- What to work on -
The lines from the top of the material through the line with "Serif', 'Times New" are to be set down exactly. Leave the pictures out.
····················
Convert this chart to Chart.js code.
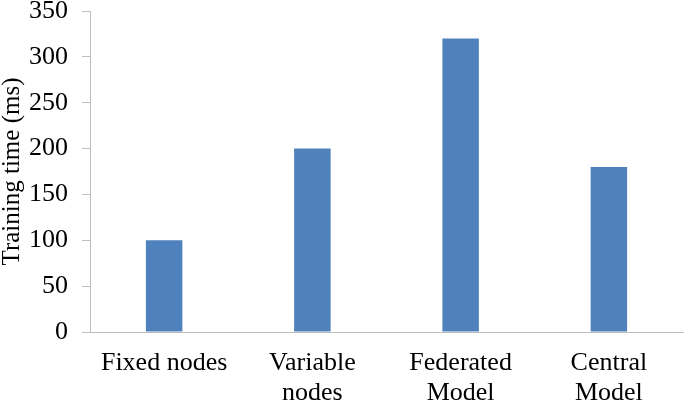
<!DOCTYPE html>
<html>
<head>
<meta charset="utf-8">
<script src="https://cdn.jsdelivr.net/npm/chart.js@4"></script>
<style>
  html, body { margin: 0; padding: 0; background: #fff; }
  #wrap { width: 685px; height: 402px; }
</style>
</head>
<body>
<div id="wrap"><canvas id="chart"></canvas></div>
<script>
// chart data
const categories = [["Fixed nodes"], ["Variable", "nodes"], ["Federated", "Model"], ["Central", "Model"]];
const trainingTime = [100, 200, 320, 180];
const yTicks = [0, 50, 100, 150, 200, 250, 300, 350];

const axisGrey = "#BFBFBF";
const serif = "'Liberation Serif', 'Times New Roman', serif";

new Chart(document.getElementById("chart"), {
  type: "bar",
  data: {
    labels: categories,
    datasets: [
      {
        label: "Training time",
        data: trainingTime,
        backgroundColor: "#4F81BD",
        borderWidth: 0,
        categoryPercentage: 1,
        barPercentage: 0.246
      }
    ]
  },
  options: {
    responsive: true,
    maintainAspectRatio: false,
    animation: false,
    layout: { padding: { top: 0, right: 2, left: 0, bottom: 0 } },
    plugins: {
      legend: { display: false },
      tooltip: { enabled: false }
    },
    scales: {
      x: {
        grid: { display: false, drawTicks: false },
        border: { display: true, color: axisGrey, width: 1 },
        ticks: {
          color: "#000",
          font: { family: serif, size: 26, lineHeight: 1.15 },
          padding: 16,
          maxRotation: 0,
          autoSkip: false
        },
        afterFit(scale) { scale.height = 70; }
      },
      y: {
        min: 0,
        max: 350,
        afterBuildTicks(scale) {
          scale.ticks = yTicks.map((v) => ({ value: v }));
        },
        grid: {
          drawOnChartArea: false,
          drawTicks: true,
          tickLength: 8,
          color: axisGrey
        },
        border: { display: true, color: axisGrey, width: 1 },
        ticks: {
          color: "#000",
          font: { family: serif, size: 26 },
          padding: 14
        },
        title: {
          display: true,
          text: "Training time (ms)",
          color: "#000",
          font: { family: serif, size: 25, lineHeight: 1.0 },
          padding: 0
        },
        afterFit(scale) {
          scale.width = 90;
          scale.paddingTop = 11;
          scale.paddingBottom = 11;
        }
      }
    }
  }
});
</script>
</body>
</html>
····················
- Output -
Convert this chart to Chart.js code.
<!DOCTYPE html>
<html>
<head>
<meta charset="utf-8">
<script src="https://cdn.jsdelivr.net/npm/chart.js@4"></script>
<style>
  html, body { margin: 0; padding: 0; background: #fff; }
  #wrap { width: 685px; height: 402px; }
</style>
</head>
<body>
<div id="wrap"><canvas id="chart"></canvas></div>
<script>
// chart data
const categories = [["Fixed nodes"], ["Variable", "nodes"], ["Federated", "Model"], ["Central", "Model"]];
const trainingTime = [100, 200, 320, 180];
const yTicks = [0, 50, 100, 150, 200, 250, 300, 350];

const axisGrey = "#BFBFBF";
const serif = "'Liberation Serif', 'Times New Roman', serif";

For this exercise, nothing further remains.